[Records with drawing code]
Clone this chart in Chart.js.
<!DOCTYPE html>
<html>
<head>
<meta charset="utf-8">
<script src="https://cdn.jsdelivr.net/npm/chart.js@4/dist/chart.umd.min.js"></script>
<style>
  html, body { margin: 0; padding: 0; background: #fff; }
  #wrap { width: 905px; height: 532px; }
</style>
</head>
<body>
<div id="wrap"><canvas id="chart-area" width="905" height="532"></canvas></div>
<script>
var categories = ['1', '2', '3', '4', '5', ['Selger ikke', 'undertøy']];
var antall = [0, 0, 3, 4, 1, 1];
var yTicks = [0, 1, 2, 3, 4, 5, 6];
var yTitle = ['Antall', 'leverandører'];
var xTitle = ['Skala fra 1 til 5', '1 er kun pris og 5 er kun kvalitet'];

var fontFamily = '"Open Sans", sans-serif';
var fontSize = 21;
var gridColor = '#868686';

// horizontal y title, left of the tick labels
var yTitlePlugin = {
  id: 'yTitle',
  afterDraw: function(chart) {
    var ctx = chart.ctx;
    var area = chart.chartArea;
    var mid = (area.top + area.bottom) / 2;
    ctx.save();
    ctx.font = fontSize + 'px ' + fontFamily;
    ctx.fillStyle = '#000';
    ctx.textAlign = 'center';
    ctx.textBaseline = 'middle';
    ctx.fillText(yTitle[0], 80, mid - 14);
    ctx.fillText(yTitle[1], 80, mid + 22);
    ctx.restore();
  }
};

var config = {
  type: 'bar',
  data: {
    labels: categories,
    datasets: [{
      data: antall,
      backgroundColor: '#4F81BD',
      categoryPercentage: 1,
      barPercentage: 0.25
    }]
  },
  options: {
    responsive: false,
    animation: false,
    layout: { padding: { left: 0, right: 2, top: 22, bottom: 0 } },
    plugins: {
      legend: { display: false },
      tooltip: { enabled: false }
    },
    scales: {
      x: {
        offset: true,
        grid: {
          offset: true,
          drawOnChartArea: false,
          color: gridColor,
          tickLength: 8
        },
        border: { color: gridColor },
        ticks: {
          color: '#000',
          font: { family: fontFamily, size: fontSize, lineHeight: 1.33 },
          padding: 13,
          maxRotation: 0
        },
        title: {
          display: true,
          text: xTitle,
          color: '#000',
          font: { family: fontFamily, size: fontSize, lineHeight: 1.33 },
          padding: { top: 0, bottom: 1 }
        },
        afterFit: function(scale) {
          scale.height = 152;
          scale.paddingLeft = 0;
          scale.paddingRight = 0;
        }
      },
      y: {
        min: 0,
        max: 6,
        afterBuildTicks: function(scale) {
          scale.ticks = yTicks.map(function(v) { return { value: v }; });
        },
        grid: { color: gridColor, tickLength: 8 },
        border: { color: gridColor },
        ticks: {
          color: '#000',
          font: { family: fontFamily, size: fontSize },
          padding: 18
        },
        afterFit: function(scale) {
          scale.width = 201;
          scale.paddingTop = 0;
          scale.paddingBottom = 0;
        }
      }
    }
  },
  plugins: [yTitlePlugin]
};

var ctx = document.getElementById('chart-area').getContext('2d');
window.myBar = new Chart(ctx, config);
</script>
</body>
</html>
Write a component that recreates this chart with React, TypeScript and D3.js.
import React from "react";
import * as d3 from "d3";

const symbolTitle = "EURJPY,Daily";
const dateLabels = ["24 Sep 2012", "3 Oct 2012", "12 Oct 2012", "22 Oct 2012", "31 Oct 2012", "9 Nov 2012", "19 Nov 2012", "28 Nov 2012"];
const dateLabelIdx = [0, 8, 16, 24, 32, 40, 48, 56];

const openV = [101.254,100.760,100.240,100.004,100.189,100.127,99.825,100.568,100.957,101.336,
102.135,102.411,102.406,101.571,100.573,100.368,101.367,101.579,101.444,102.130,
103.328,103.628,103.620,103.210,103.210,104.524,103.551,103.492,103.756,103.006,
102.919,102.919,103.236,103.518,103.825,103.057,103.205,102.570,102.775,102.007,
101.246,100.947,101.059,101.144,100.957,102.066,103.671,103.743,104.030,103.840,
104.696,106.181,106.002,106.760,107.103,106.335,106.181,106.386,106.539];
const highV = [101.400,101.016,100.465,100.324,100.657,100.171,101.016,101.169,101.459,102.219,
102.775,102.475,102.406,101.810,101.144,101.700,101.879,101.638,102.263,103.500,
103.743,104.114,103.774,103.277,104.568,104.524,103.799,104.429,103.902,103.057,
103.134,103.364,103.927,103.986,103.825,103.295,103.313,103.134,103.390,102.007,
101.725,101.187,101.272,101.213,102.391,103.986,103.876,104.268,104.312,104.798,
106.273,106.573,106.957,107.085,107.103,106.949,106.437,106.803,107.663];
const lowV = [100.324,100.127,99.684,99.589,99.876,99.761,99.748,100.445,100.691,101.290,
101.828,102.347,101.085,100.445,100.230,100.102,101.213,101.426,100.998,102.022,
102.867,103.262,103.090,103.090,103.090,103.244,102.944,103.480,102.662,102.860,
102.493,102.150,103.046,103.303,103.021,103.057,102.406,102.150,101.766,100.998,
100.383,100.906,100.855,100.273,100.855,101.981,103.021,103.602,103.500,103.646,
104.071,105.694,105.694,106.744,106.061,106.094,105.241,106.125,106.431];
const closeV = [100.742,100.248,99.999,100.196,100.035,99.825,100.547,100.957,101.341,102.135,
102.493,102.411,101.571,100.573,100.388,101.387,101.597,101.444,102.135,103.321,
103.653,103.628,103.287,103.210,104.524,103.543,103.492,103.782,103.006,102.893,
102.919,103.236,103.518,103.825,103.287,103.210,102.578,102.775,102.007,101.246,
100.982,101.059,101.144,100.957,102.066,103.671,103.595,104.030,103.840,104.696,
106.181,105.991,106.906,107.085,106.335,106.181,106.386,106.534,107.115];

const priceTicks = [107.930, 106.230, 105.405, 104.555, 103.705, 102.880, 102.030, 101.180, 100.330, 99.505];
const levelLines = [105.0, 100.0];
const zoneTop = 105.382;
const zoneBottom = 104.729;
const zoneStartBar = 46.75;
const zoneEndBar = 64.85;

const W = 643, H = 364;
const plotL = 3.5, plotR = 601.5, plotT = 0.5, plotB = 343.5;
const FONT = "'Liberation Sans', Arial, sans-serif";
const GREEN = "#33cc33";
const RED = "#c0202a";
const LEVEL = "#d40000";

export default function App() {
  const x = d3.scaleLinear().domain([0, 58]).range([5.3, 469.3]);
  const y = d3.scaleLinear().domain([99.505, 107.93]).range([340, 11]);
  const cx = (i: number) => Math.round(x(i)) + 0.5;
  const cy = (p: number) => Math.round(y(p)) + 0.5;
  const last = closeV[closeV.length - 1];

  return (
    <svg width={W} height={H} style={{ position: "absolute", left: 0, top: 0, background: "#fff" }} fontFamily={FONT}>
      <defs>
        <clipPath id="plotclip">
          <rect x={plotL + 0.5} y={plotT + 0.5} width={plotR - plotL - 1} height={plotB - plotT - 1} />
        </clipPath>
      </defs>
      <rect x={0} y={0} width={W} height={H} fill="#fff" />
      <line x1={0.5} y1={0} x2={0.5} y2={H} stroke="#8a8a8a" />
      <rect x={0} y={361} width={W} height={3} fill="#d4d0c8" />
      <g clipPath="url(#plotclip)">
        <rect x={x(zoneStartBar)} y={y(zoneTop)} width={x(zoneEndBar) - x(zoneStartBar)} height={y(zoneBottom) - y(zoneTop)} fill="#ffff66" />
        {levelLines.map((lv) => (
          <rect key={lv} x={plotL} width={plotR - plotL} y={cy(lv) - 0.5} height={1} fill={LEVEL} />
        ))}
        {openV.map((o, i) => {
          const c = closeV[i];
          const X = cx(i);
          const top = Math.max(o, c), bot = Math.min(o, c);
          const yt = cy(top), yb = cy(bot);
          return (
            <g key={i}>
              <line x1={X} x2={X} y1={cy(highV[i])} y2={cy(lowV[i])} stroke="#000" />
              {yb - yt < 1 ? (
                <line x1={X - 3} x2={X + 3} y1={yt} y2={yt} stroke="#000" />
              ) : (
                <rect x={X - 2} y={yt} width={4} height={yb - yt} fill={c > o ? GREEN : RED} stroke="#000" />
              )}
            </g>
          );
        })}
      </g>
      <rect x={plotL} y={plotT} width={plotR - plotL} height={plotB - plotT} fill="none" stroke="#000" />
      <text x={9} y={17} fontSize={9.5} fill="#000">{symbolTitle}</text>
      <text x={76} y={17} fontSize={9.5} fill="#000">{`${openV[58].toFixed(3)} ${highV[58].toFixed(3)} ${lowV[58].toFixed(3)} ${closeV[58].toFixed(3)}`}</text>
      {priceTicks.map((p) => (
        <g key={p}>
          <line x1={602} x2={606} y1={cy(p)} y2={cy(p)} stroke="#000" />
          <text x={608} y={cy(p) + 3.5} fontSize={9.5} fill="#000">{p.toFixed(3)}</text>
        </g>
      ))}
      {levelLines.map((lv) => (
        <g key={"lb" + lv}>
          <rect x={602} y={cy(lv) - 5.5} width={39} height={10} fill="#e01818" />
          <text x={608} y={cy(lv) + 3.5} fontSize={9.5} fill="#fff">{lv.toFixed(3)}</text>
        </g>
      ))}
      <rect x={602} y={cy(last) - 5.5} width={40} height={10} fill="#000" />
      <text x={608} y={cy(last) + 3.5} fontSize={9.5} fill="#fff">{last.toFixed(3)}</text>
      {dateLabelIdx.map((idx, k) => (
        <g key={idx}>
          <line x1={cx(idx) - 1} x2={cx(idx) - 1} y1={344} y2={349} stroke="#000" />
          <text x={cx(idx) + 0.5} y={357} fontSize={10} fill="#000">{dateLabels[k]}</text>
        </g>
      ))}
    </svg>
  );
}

Task goal
Reproduce exactly the lines from the beginning of the entries above up to and including the line that contains "var gridColor = '#868686';".

Exercise result
Clone this chart in Chart.js.
<!DOCTYPE html>
<html>
<head>
<meta charset="utf-8">
<script src="https://cdn.jsdelivr.net/npm/chart.js@4/dist/chart.umd.min.js"></script>
<style>
  html, body { margin: 0; padding: 0; background: #fff; }
  #wrap { width: 905px; height: 532px; }
</style>
</head>
<body>
<div id="wrap"><canvas id="chart-area" width="905" height="532"></canvas></div>
<script>
var categories = ['1', '2', '3', '4', '5', ['Selger ikke', 'undertøy']];
var antall = [0, 0, 3, 4, 1, 1];
var yTicks = [0, 1, 2, 3, 4, 5, 6];
var yTitle = ['Antall', 'leverandører'];
var xTitle = ['Skala fra 1 til 5', '1 er kun pris og 5 er kun kvalitet'];

var fontFamily = '"Open Sans", sans-serif';
var fontSize = 21;
var gridColor = '#868686';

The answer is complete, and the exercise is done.